If, on the other hand, you trade away a non-Lopez starter to get Asik you mess with a core that's meshing and producing.  The reason Lopez works right now is that the Blazers haven't needed him to perform much beyond his capabilities.  They're OK with him not scoring, with his offense limited to opportunity dunks and the occasional short hook shot.  They're OK with leaving him in the middle and depending on their perimeter defenders.  Granted, they haven't faced stiff challenges to their system. It may end up inadequate in the long run.  But to the extent that they are experiencing success and hope to in the future, that success depends on not overtaxing the center position.  That would be true whether Lopez or Asik manned the spot.

Trading away one of the core starters means putting more burden on the center. Depending on who the Blazers lost the center would have to score more, extend the defense, handle the ball more in the offense and pass.  That's not a good plan.

Besides that, the only starters the Blazers would even consider in such a trade (if they would consider any) would be Wesley Matthews or Nicolas Batum.  Houston is pretty well set for wings.  You could work a three-way maybe but the value of Matthews and Batum is higher to the Blazers right now than it would be to the Rockets.


I'm loving the hot start from Matthews this year, but I've begin to notice that he scores almost all of his points in the first half, and is almost non-existent for the 2nd. Why do you think that is?


It's too soon to make definitive pronouncements, but to the extent that this is true it's probably the combination of defensive choices and how Matthews scores best.

As I said in the recent Milwaukee game analysis, early in the season opposing defenses have seemed more interested in running their defensive schemes than in actually defending the Blazers.  The book on Portland right now should be pretty simple:  keep all your men home at all times, forcing the Blazers to either shoot contested jumpers or put the ball on the floor.  LaMarcus Aldridge will still score on you from the left side, but that's going to happen anyway.  Damian Lillard will get a couple drives and pull ups, but you'll live with that or maybe give help low when he's at the rim and has no choice but to score.  But despite the stars scoring, the Blazers will not hit those three-pointers.  They are not built to score off of individual play.  They have been constructed to bend your defense and then make you pay, pay, and pay some more for the guy you leave unguarded.  Leave nobody unguarded and you're going to whittle away their scoring chances.

Yet time and again we've seen defenses trap, scramble, send extra men, leaving the weak side of the floor wide open.  Phoenix came the closest to doing it right.  Everybody else sent guys closing frantically (and futilely) as Portland shooters lined up in the coffin corner for a three.

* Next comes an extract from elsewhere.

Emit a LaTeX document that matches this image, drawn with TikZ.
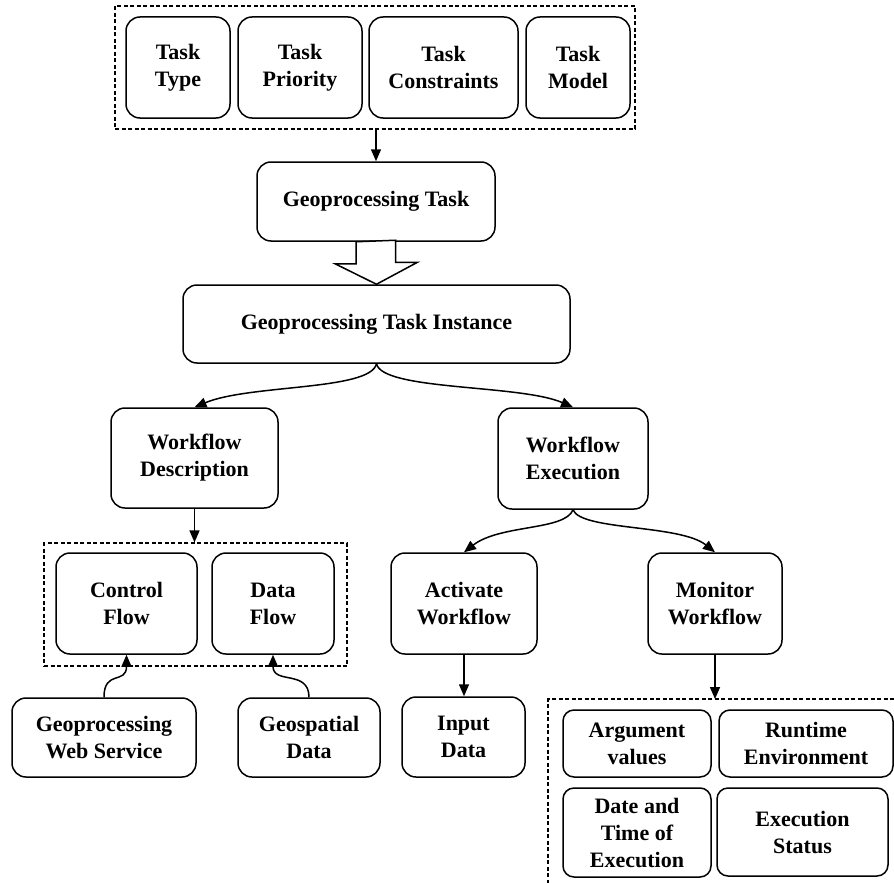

Who's the king of the weak-side catch and shoot?  Wesley Matthews.  And once a couple of those fall he gets confident and his step-back three starts working as well.  When that happens his points come in droves.  Matthews benefits from this offense more than anyone else on the team, at least in the scoring department.

That said, opposing teams aren't entirely stupid.  Or at least most aren't.  Usually by halftime they've figured out where the leak is coming from and they do a better job covering shooters in the second half.  Plus shooters' legs wear down a little. players on a roll cool down, and Matthews in particular has a habit of forgetting what his best shots are.  All of those things contribute to harder scoring in the second half than the first.

But again, I'm not sure if this is an actual trend or not.  We'll have to see more games to ascertain.


Dan Feldman (via Ben's links) states the Blazers are playing their starters the same percentage of total minutes as last year (72%). I was under the impression our bench was playing better this year with more minutes, such that 2 or 3 starters did not always have to be on the floor. In any case, Feldman states the Blazer percentage is highest in the league. Is this a worrisome trend, as it was so clearly last year when fatigue and injuries caught up with the Blazers in the second half of the season?


The Blazers still rely pretty heavily on their starters.  The distribution of those starter minutes is slightly different so far; Aldridge and Lillard are playing slightly less and Batum almost three fewer minutes per game than he averaged last season.  Feldman's chart only shows aggregate minutes for the five, missing that the burden on the highest-traffic starters is down a little.  But overall his point is solid.  This team still rides it main players pretty hard.

One reason it seems like the bench is playing more is that they're playing more effectively.  Another is that, so far anyway, only four reserves have really played and Mo Williams outstrips them all by far.  With the bench struggling at all levels last year minutes were more evenly distributed.  Individual bench players are getting more minutes this year but with fewer of them actually playing, it adds up to a similar ratio when comparing the bench against the starters as a whole.

Fatigue will become more of an issue than it is now as the year progresses.  But that's going to happen even if you rest the starters for 2-3 more minutes a game.  Fatigue isn't just about court time.  It's travel, dealing with pain, emotional and mental stress, the process of employing your muscles and then resting them repeatedly.  Taking an entire day off from exercise a week is going to replenish your body far more than shaving a couple minutes off of each exercise routine and still going every day, even if the actual amount of time reduced is equal in both cases.  NBA players don't get that time off during the season.  They have to gear up game after game.

For me, though, fatigue is much less of a worry than injuries.  I don't think you can control for those by shaving a few minutes off per game either, nor by taking entire games off even.  Injuries happen, period.  Teams that avoid them tend to do well.  Teams that can't avoid them are judged by how well they can compensate while riding them out.

I do worry about the Blazers' ability to ride out injuries to their starting lineup.  Losing Lopez or Aldridge would be an unmitigated disaster, the former because of depth and the latter because of role.  Losing Lillard wouldn't be far behind, though Mo Williams might make up for that over a short stretch.  I want to say Portland is more bulletproof at the wings with Batum and Matthews since Williams and Dorell Wright are competent and C.J. McCollum hasn't even hit the floor yet.  Then again, look at how key Batum's passing and defense have been to this 10-2 run, let alone Matthews' marksmanship.  Put all that together and you begin to see why Coach Stotts plays his starters so much.

But hey, if injuries happen, they happen.  Worrying about them now is no use.  If somebody does go down maybe the Blazers will find yet another gear that we don't suspect.